Requirement:
Your task is to output the listing word for word, with pictures excluded.

>> Start Recorded data

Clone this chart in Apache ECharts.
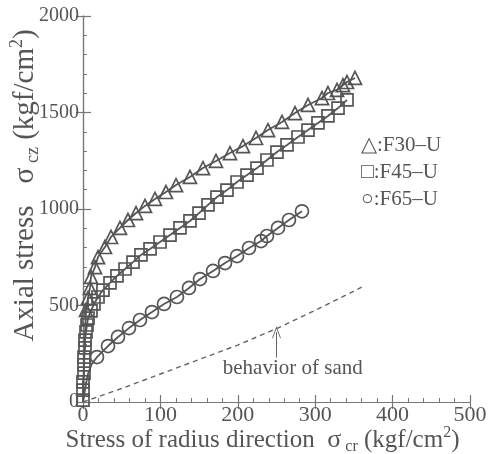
<!DOCTYPE html>
<html><head><meta charset="utf-8">
<script src="https://cdn.jsdelivr.net/npm/echarts@6/dist/echarts.min.js"></script>
<style>html,body{margin:0;padding:0;background:#fff}#c{width:493px;height:454px}</style>
</head><body><div id="c"></div>
<script>
// ---- data ----
const xTicks = [0, 100, 200, 300, 400, 500];
const yTicks = [0, 500, 1000, 1500, 2000];
const seriesNames = ['F30-U', 'F45-U', 'F65-U', 'behavior of sand'];
// leading points drawn as line only (no marker)
const f30Lead = [[0, 0], [1, 150], [2.5, 330]];
const f30 = [[3.9, 477], [6.5, 539], [9.0, 591], [10.3, 648], [15.5, 699], [19.4, 751], [28.4, 803], [36.2, 855], [47.8, 902], [58.1, 943], [68.5, 979], [80.1, 1016], [93.0, 1052], [107.2, 1088], [120.2, 1124], [138.2, 1166], [155.0, 1212], [171.8, 1249], [189.9, 1290], [206.7, 1326], [223.5, 1368], [239.0, 1409], [257.1, 1451], [273.9, 1497], [290.7, 1539], [308.8, 1575], [316.5, 1601], [328.2, 1617], [335.9, 1642], [341.1, 1658], [351.4, 1679]];
const f45Lead = [];
const f45 = [[0, 10], [0, 62], [0, 104], [1.3, 150], [1.3, 192], [1.3, 233], [2.6, 280], [2.6, 321], [3.9, 363], [5.2, 399], [6.5, 435], [10.3, 472], [14.2, 508], [19.4, 544], [25.8, 580], [34.9, 617], [43.9, 653], [54.3, 689], [64.6, 725], [74.9, 762], [86.6, 793], [99.5, 829], [112.4, 865], [125.3, 902], [138.2, 938], [149.9, 979], [161.5, 1021], [173.1, 1062], [186.0, 1098], [199.0, 1140], [211.9, 1176], [224.8, 1212], [237.7, 1254], [250.6, 1295], [263.6, 1332], [277.8, 1373], [290.7, 1409], [303.6, 1446], [316.5, 1482], [329.5, 1523], [341.1, 1565]];
const f65Lead = [[0, 0], [2.5, 60], [6, 140], [11, 195]];
const f65 = [[18.1, 233], [32.3, 290], [45.2, 337], [59.4, 383], [73.6, 425], [89.1, 466], [104.7, 508], [121.4, 544], [136.9, 591], [151.2, 637], [168.0, 679], [183.5, 720], [199.0, 756], [214.5, 798], [230.0, 834], [237.7, 860], [251.9, 902], [266.1, 943], [282.9, 988]];
const sand = [[0, 0], [50, 70], [100, 145], [150, 220], [200, 295], [250, 380], [300, 475], [360, 595]];
const legendLabels = ['△:F30–U', '□:F45–U', '○:F65–U'];

const FONT = "'Liberation Serif','Times New Roman',serif";
const INK = '#555';
const TXT = '#555';

function withLead(lead, pts) {
  return lead.map(p => ({ value: p, symbol: 'none' })).concat(pts.map(p => ({ value: p })));
}

function markerSeries(name, lead, pts, symbol, size) {
  return {
    name: name, type: 'line', data: withLead(lead, pts),
    symbol: symbol, symbolSize: size, showAllSymbol: true,
    lineStyle: { color: INK, width: 1.8 },
    itemStyle: { color: 'rgba(0,0,0,0)', borderColor: INK, borderWidth: 1.7 },
    emphasis: { disabled: true }, animation: false, z: 3
  };
}

const chart = echarts.init(document.getElementById('c'), null, { renderer: 'canvas' });

const axisLineStyle = { show: true, lineStyle: { color: '#777', width: 1.2 } };
function titleRich(fs) {
  const lh = fs + 5;
  return {
    t: { fontFamily: FONT, fontSize: fs, color: TXT, lineHeight: lh },
    s: { fontFamily: FONT, fontSize: fs + 1, color: TXT, lineHeight: lh },
    sub: { fontFamily: FONT, fontSize: Math.round(fs * 0.62), color: TXT, lineHeight: Math.round(fs * 0.65), verticalAlign: 'bottom' },
    sup: { fontFamily: FONT, fontSize: Math.round(fs * 0.62), color: TXT, lineHeight: Math.round(fs * 0.65), verticalAlign: 'top' }
  };
}
const plain = v => String(v);

chart.setOption({
  backgroundColor: '#fff',
  animation: false,
  grid: { left: 83, right: 23, top: 16, bottom: 52, containLabel: false, outerBoundsMode: 'none' },
  xAxis: [{
    type: 'value', position: 'bottom', min: xTicks[0], max: xTicks[xTicks.length - 1], interval: 100,
    axisLine: axisLineStyle,
    axisTick: { show: true, inside: true, length: 7, lineStyle: { color: '#777', width: 1.2 } },
    minorTick: { show: true, splitNumber: 5, length: 4, lineStyle: { color: '#777', width: 1 } },
    splitLine: { show: false },
    axisLabel: { fontFamily: FONT, fontSize: 22, color: TXT, margin: 2, formatter: plain },
    name: '{t|Stress of radius direction  }{s|σ}{sub| cr}{t| (kgf/cm}{sup|2}{t|)}',
    nameLocation: 'middle', nameGap: 23, nameMoveOverlap: false,
    nameTextStyle: { rich: titleRich(25), padding: [0, 28, 0, 0] }
  }, {
    type: 'value', position: 'top', min: xTicks[0], max: xTicks[xTicks.length - 1], interval: 100,
    axisLine: axisLineStyle,
    axisTick: { show: true, inside: true, length: 7, lineStyle: { color: '#777', width: 1.2 } },
    splitLine: { show: false }, axisLabel: { show: false }
  }],
  yAxis: [{
    type: 'value', position: 'left', min: yTicks[0], max: yTicks[yTicks.length - 1], interval: 500,
    axisLine: axisLineStyle,
    axisTick: { show: true, inside: true, length: 8, lineStyle: { color: '#777', width: 1.2 } },
    minorTick: { show: true, splitNumber: 5, length: 4, lineStyle: { color: '#777', width: 1 } },
    splitLine: { show: false },
    axisLabel: { fontFamily: FONT, fontSize: 20, color: TXT, margin: 4, formatter: plain },
    name: '{t|Axial stress   }{s|σ}{sub| cz}{t| (kgf/cm}{sup|2}{t|)}',
    nameLocation: 'middle', nameGap: 41, nameRotate: 90, nameMoveOverlap: false,
    nameTextStyle: { rich: titleRich(29), padding: [0, 0, 0, 47] }
  }, {
    type: 'value', position: 'right', min: yTicks[0], max: yTicks[yTicks.length - 1], interval: 500,
    axisLine: axisLineStyle,
    axisTick: { show: true, inside: true, length: 7, lineStyle: { color: '#777', width: 1.2 } },
    splitLine: { show: false }, axisLabel: { show: false }
  }],
  series: [
    markerSeries(seriesNames[0], f30Lead, f30, 'triangle', 13),
    markerSeries(seriesNames[1], f45Lead, f45, 'rect', 12),
    markerSeries(seriesNames[2], f65Lead, f65, 'circle', 13),
    {
      name: seriesNames[3], type: 'line', data: sand, symbol: 'none',
      lineStyle: { color: '#666', width: 1.4, type: [5, 4] },
      emphasis: { disabled: true }, z: 2,
      markLine: {
        silent: true, symbol: ['none', 'path://M0,12 L5,0 L10,12 L9,12 L5,2.5 L1,12 Z'], symbolSize: [9, 12],
        lineStyle: { color: '#666', width: 1, type: 'solid' }, label: { show: false },
        data: [[{ coord: [250, 230] }, { coord: [250, 362] }]]
      },
      markPoint: {
        silent: true, symbol: 'circle', symbolSize: 0,
        label: { show: true, position: 'inside', formatter: seriesNames[3], fontFamily: FONT, fontSize: 21, color: TXT },
        data: [{ coord: [271, 176] }]
      }
    }
  ],
  graphic: legendLabels.map((t, i) => ({
    type: 'text', left: 361, top: 135 + i * 27,
    style: { text: t, fontFamily: FONT, fontSize: 21, fill: TXT }
  }))
});
</script></body></html>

>> End Recorded data

Solution to this problem:
Clone this chart in Apache ECharts.
<!DOCTYPE html>
<html><head><meta charset="utf-8">
<script src="https://cdn.jsdelivr.net/npm/echarts@6/dist/echarts.min.js"></script>
<style>html,body{margin:0;padding:0;background:#fff}#c{width:493px;height:454px}</style>
</head><body><div id="c"></div>
<script>
// ---- data ----
const xTicks = [0, 100, 200, 300, 400, 500];
const yTicks = [0, 500, 1000, 1500, 2000];
const seriesNames = ['F30-U', 'F45-U', 'F65-U', 'behavior of sand'];
// leading points drawn as line only (no marker)
const f30Lead = [[0, 0], [1, 150], [2.5, 330]];
const f30 = [[3.9, 477], [6.5, 539], [9.0, 591], [10.3, 648], [15.5, 699], [19.4, 751], [28.4, 803], [36.2, 855], [47.8, 902], [58.1, 943], [68.5, 979], [80.1, 1016], [93.0, 1052], [107.2, 1088], [120.2, 1124], [138.2, 1166], [155.0, 1212], [171.8, 1249], [189.9, 1290], [206.7, 1326], [223.5, 1368], [239.0, 1409], [257.1, 1451], [273.9, 1497], [290.7, 1539], [308.8, 1575], [316.5, 1601], [328.2, 1617], [335.9, 1642], [341.1, 1658], [351.4, 1679]];
const f45Lead = [];
const f45 = [[0, 10], [0, 62], [0, 104], [1.3, 150], [1.3, 192], [1.3, 233], [2.6, 280], [2.6, 321], [3.9, 363], [5.2, 399], [6.5, 435], [10.3, 472], [14.2, 508], [19.4, 544], [25.8, 580], [34.9, 617], [43.9, 653], [54.3, 689], [64.6, 725], [74.9, 762], [86.6, 793], [99.5, 829], [112.4, 865], [125.3, 902], [138.2, 938], [149.9, 979], [161.5, 1021], [173.1, 1062], [186.0, 1098], [199.0, 1140], [211.9, 1176], [224.8, 1212], [237.7, 1254], [250.6, 1295], [263.6, 1332], [277.8, 1373], [290.7, 1409], [303.6, 1446], [316.5, 1482], [329.5, 1523], [341.1, 1565]];
const f65Lead = [[0, 0], [2.5, 60], [6, 140], [11, 195]];
const f65 = [[18.1, 233], [32.3, 290], [45.2, 337], [59.4, 383], [73.6, 425], [89.1, 466], [104.7, 508], [121.4, 544], [136.9, 591], [151.2, 637], [168.0, 679], [183.5, 720], [199.0, 756], [214.5, 798], [230.0, 834], [237.7, 860], [251.9, 902], [266.1, 943], [282.9, 988]];
const sand = [[0, 0], [50, 70], [100, 145], [150, 220], [200, 295], [250, 380], [300, 475], [360, 595]];
const legendLabels = ['△:F30–U', '□:F45–U', '○:F65–U'];

const FONT = "'Liberation Serif','Times New Roman',serif";
const INK = '#555';
const TXT = '#555';

function withLead(lead, pts) {
  return lead.map(p => ({ value: p, symbol: 'none' })).concat(pts.map(p => ({ value: p })));
}

function markerSeries(name, lead, pts, symbol, size) {
  return {
    name: name, type: 'line', data: withLead(lead, pts),
    symbol: symbol, symbolSize: size, showAllSymbol: true,
    lineStyle: { color: INK, width: 1.8 },
    itemStyle: { color: 'rgba(0,0,0,0)', borderColor: INK, borderWidth: 1.7 },
    emphasis: { disabled: true }, animation: false, z: 3
  };
}

const chart = echarts.init(document.getElementById('c'), null, { renderer: 'canvas' });

const axisLineStyle = { show: true, lineStyle: { color: '#777', width: 1.2 } };
function titleRich(fs) {
  const lh = fs + 5;
  return {
    t: { fontFamily: FONT, fontSize: fs, color: TXT, lineHeight: lh },
    s: { fontFamily: FONT, fontSize: fs + 1, color: TXT, lineHeight: lh },
    sub: { fontFamily: FONT, fontSize: Math.round(fs * 0.62), color: TXT, lineHeight: Math.round(fs * 0.65), verticalAlign: 'bottom' },
    sup: { fontFamily: FONT, fontSize: Math.round(fs * 0.62), color: TXT, lineHeight: Math.round(fs * 0.65), verticalAlign: 'top' }
  };
}
const plain = v => String(v);

chart.setOption({
  backgroundColor: '#fff',
  animation: false,
  grid: { left: 83, right: 23, top: 16, bottom: 52, containLabel: false, outerBoundsMode: 'none' },
  xAxis: [{
    type: 'value', position: 'bottom', min: xTicks[0], max: xTicks[xTicks.length - 1], interval: 100,
    axisLine: axisLineStyle,
    axisTick: { show: true, inside: true, length: 7, lineStyle: { color: '#777', width: 1.2 } },
    minorTick: { show: true, splitNumber: 5, length: 4, lineStyle: { color: '#777', width: 1 } },
    splitLine: { show: false },
    axisLabel: { fontFamily: FONT, fontSize: 22, color: TXT, margin: 2, formatter: plain },
    name: '{t|Stress of radius direction  }{s|σ}{sub| cr}{t| (kgf/cm}{sup|2}{t|)}',
    nameLocation: 'middle', nameGap: 23, nameMoveOverlap: false,
    nameTextStyle: { rich: titleRich(25), padding: [0, 28, 0, 0] }
  }, {
    type: 'value', position: 'top', min: xTicks[0], max: xTicks[xTicks.length - 1], interval: 100,
    axisLine: axisLineStyle,
    axisTick: { show: true, inside: true, length: 7, lineStyle: { color: '#777', width: 1.2 } },
    splitLine: { show: false }, axisLabel: { show: false }
  }],
  yAxis: [{
    type: 'value', position: 'left', min: yTicks[0], max: yTicks[yTicks.length - 1], interval: 500,
    axisLine: axisLineStyle,
    axisTick: { show: true, inside: true, length: 8, lineStyle: { color: '#777', width: 1.2 } },
    minorTick: { show: true, splitNumber: 5, length: 4, lineStyle: { color: '#777', width: 1 } },
    splitLine: { show: false },
    axisLabel: { fontFamily: FONT, fontSize: 20, color: TXT, margin: 4, formatter: plain },
    name: '{t|Axial stress   }{s|σ}{sub| cz}{t| (kgf/cm}{sup|2}{t|)}',
    nameLocation: 'middle', nameGap: 41, nameRotate: 90, nameMoveOverlap: false,
    nameTextStyle: { rich: titleRich(29), padding: [0, 0, 0, 47] }
  }, {
    type: 'value', position: 'right', min: yTicks[0], max: yTicks[yTicks.length - 1], interval: 500,
    axisLine: axisLineStyle,
    axisTick: { show: true, inside: true, length: 7, lineStyle: { color: '#777', width: 1.2 } },
    splitLine: { show: false }, axisLabel: { show: false }
  }],
  series: [
    markerSeries(seriesNames[0], f30Lead, f30, 'triangle', 13),
    markerSeries(seriesNames[1], f45Lead, f45, 'rect', 12),
    markerSeries(seriesNames[2], f65Lead, f65, 'circle', 13),
    {
      name: seriesNames[3], type: 'line', data: sand, symbol: 'none',
      lineStyle: { color: '#666', width: 1.4, type: [5, 4] },
      emphasis: { disabled: true }, z: 2,
      markLine: {
        silent: true, symbol: ['none', 'path://M0,12 L5,0 L10,12 L9,12 L5,2.5 L1,12 Z'], symbolSize: [9, 12],
        lineStyle: { color: '#666', width: 1, type: 'solid' }, label: { show: false },
        data: [[{ coord: [250, 230] }, { coord: [250, 362] }]]
      },
      markPoint: {
        silent: true, symbol: 'circle', symbolSize: 0,
        label: { show: true, position: 'inside', formatter: seriesNames[3], fontFamily: FONT, fontSize: 21, color: TXT },
        data: [{ coord: [271, 176] }]
      }
    }
  ],
  graphic: legendLabels.map((t, i) => ({
    type: 'text', left: 361, top: 135 + i * 27,
    style: { text: t, fontFamily: FONT, fontSize: 21, fill: TXT }
  }))
});
</script></body></html>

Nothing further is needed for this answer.